Data provided:
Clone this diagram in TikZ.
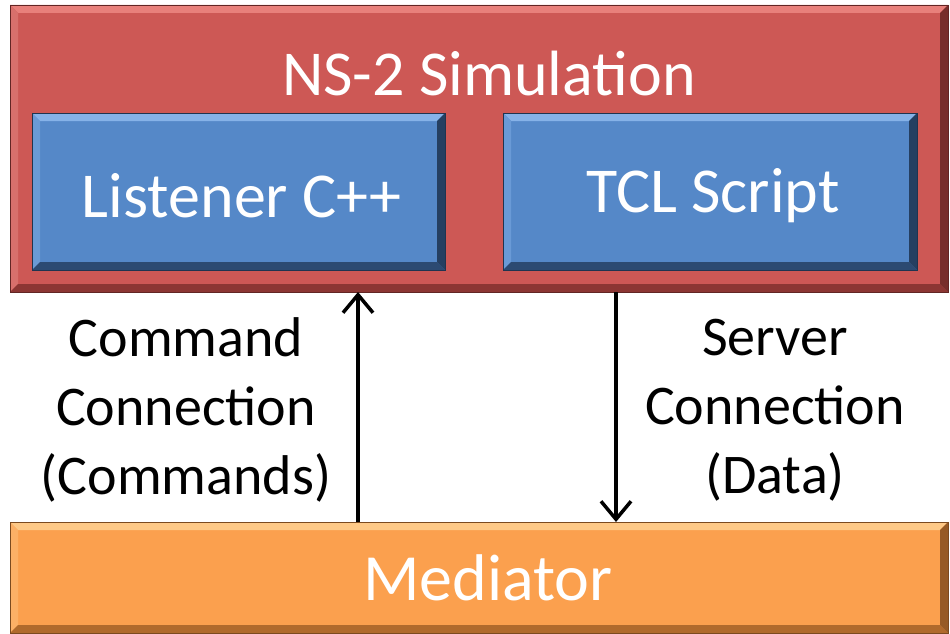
\documentclass[tikz,border=0pt]{standalone}
\usepackage{fontspec}
\setmainfont{Carlito}
\usetikzlibrary{calc,arrows.meta}
\definecolor{redmain}{HTML}{CD5855}
\definecolor{redlight}{HTML}{E8807B}
\definecolor{redside}{HTML}{D8706C}
\definecolor{reddark}{HTML}{8C3633}
\definecolor{bluemain}{HTML}{5588C8}
\definecolor{bluelight}{HTML}{86B2E8}
\definecolor{blueside}{HTML}{6A9AD6}
\definecolor{bluedark}{HTML}{2C4A72}
\definecolor{orgmain}{HTML}{FBA04E}
\definecolor{orglight}{HTML}{FEC987}
\definecolor{orgside}{HTML}{FCB066}
\definecolor{orgdark}{HTML}{B06A2C}
\newcommand\bevelrim[5]{%
  \fill[#2] (#1.north west) -- (#1.north east) -- ($(#1.north east)+(-#5,-#5)$) -- ($(#1.north west)+(#5,-#5)$) -- cycle;
  \fill[#3] (#1.north west) -- ($(#1.north west)+(#5,-#5)$) -- ($(#1.south west)+(#5,#5)$) -- (#1.south west) -- cycle;
  \fill[#4] (#1.south west) -- (#1.south east) -- ($(#1.south east)+(-#5,#5)$) -- ($(#1.south west)+(#5,#5)$) -- cycle;
  \fill[#4!85!black] (#1.north east) -- ($(#1.north east)+(-#5,-#5)$) -- ($(#1.south east)+(-#5,#5)$) -- (#1.south east) -- cycle;
  \draw[#4!70!black, line width=0.8pt] (#1.north west) rectangle (#1.south east);
}
\tikzset{
  boxbase/.style={rectangle, inner sep=0pt, outer sep=0pt, text=white,
    font=\fontsize{64}{72}\selectfont},
  redbox/.style={boxbase, fill=redmain},
  bluebox/.style={boxbase, fill=bluemain},
  orgbox/.style={boxbase, fill=orgmain},
  lbl/.style={align=center, font=\fontsize{56}{69}\selectfont, text=black, inner sep=0pt},
  conn/.style={line width=3.5pt, -{Straight Barb[length=18pt,width=30pt,line width=3.5pt]}}
}
\begin{document}
\begin{tikzpicture}[x=1pt,y=-1pt]
\useasboundingbox (0,0) rectangle (950,634);
\node[redbox, minimum width=938pt, minimum height=287pt] (ns) at (479,148.5) {};
\bevelrim{ns}{redlight}{redside}{reddark}{8pt}
\node[boxbase] (title) at (489,74) {NS-2 Simulation};
\node[bluebox, minimum width=413pt, minimum height=157pt] (listener) at (238.5,191.5) {};
\bevelrim{listener}{bluelight}{blueside}{bluedark}{8pt}
\node[boxbase] (listenertext) at ($(listener.center)+(3pt,-4pt)$) {Listener C++};
\node[bluebox, minimum width=414pt, minimum height=157pt] (tcl) at (710,191.5) {};
\bevelrim{tcl}{bluelight}{blueside}{bluedark}{8pt}
\node[boxbase] (tcltext) at ($(tcl.center)+(3pt,-4pt)$) {TCL Script};
\node[orgbox, minimum width=938pt, minimum height=111pt] (med) at (479,577.5) {};
\bevelrim{med}{orglight}{orgside}{orgdark}{8pt}
\node[boxbase, font=\fontsize{66}{74}\selectfont] (medtext) at (488,578) {Mediator};
\coordinate (cx) at (358,400);
\coordinate (sx) at (616,400);
\draw[conn] (med.north -| cx) -- (ns.south -| cx);
\draw[conn] (ns.south -| sx) -- (med.north -| sx);
\node[lbl] (cmdlbl) at (186,410) {Command\\Connection\\(Commands)};
\node[lbl] (srvlbl) at (775,410) {Server\\Connection\\(Data)};
\end{tikzpicture}
\end{document}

Exercise: Reproduce the material above in full and without alteration, but skip all pictures.

Task result:
Clone this diagram in TikZ.
\documentclass[tikz,border=0pt]{standalone}
\usepackage{fontspec}
\setmainfont{Carlito}
\usetikzlibrary{calc,arrows.meta}
\definecolor{redmain}{HTML}{CD5855}
\definecolor{redlight}{HTML}{E8807B}
\definecolor{redside}{HTML}{D8706C}
\definecolor{reddark}{HTML}{8C3633}
\definecolor{bluemain}{HTML}{5588C8}
\definecolor{bluelight}{HTML}{86B2E8}
\definecolor{blueside}{HTML}{6A9AD6}
\definecolor{bluedark}{HTML}{2C4A72}
\definecolor{orgmain}{HTML}{FBA04E}
\definecolor{orglight}{HTML}{FEC987}
\definecolor{orgside}{HTML}{FCB066}
\definecolor{orgdark}{HTML}{B06A2C}
\newcommand\bevelrim[5]{%
  \fill[#2] (#1.north west) -- (#1.north east) -- ($(#1.north east)+(-#5,-#5)$) -- ($(#1.north west)+(#5,-#5)$) -- cycle;
  \fill[#3] (#1.north west) -- ($(#1.north west)+(#5,-#5)$) -- ($(#1.south west)+(#5,#5)$) -- (#1.south west) -- cycle;
  \fill[#4] (#1.south west) -- (#1.south east) -- ($(#1.south east)+(-#5,#5)$) -- ($(#1.south west)+(#5,#5)$) -- cycle;
  \fill[#4!85!black] (#1.north east) -- ($(#1.north east)+(-#5,-#5)$) -- ($(#1.south east)+(-#5,#5)$) -- (#1.south east) -- cycle;
  \draw[#4!70!black, line width=0.8pt] (#1.north west) rectangle (#1.south east);
}
\tikzset{
  boxbase/.style={rectangle, inner sep=0pt, outer sep=0pt, text=white,
    font=\fontsize{64}{72}\selectfont},
  redbox/.style={boxbase, fill=redmain},
  bluebox/.style={boxbase, fill=bluemain},
  orgbox/.style={boxbase, fill=orgmain},
  lbl/.style={align=center, font=\fontsize{56}{69}\selectfont, text=black, inner sep=0pt},
  conn/.style={line width=3.5pt, -{Straight Barb[length=18pt,width=30pt,line width=3.5pt]}}
}
\begin{document}
\begin{tikzpicture}[x=1pt,y=-1pt]
\useasboundingbox (0,0) rectangle (950,634);
\node[redbox, minimum width=938pt, minimum height=287pt] (ns) at (479,148.5) {};
\bevelrim{ns}{redlight}{redside}{reddark}{8pt}
\node[boxbase] (title) at (489,74) {NS-2 Simulation};
\node[bluebox, minimum width=413pt, minimum height=157pt] (listener) at (238.5,191.5) {};
\bevelrim{listener}{bluelight}{blueside}{bluedark}{8pt}
\node[boxbase] (listenertext) at ($(listener.center)+(3pt,-4pt)$) {Listener C++};
\node[bluebox, minimum width=414pt, minimum height=157pt] (tcl) at (710,191.5) {};
\bevelrim{tcl}{bluelight}{blueside}{bluedark}{8pt}
\node[boxbase] (tcltext) at ($(tcl.center)+(3pt,-4pt)$) {TCL Script};
\node[orgbox, minimum width=938pt, minimum height=111pt] (med) at (479,577.5) {};
\bevelrim{med}{orglight}{orgside}{orgdark}{8pt}
\node[boxbase, font=\fontsize{66}{74}\selectfont] (medtext) at (488,578) {Mediator};
\coordinate (cx) at (358,400);
\coordinate (sx) at (616,400);
\draw[conn] (med.north -| cx) -- (ns.south -| cx);
\draw[conn] (ns.south -| sx) -- (med.north -| sx);
\node[lbl] (cmdlbl) at (186,410) {Command\\Connection\\(Commands)};
\node[lbl] (srvlbl) at (775,410) {Server\\Connection\\(Data)};
\end{tikzpicture}
\end{document}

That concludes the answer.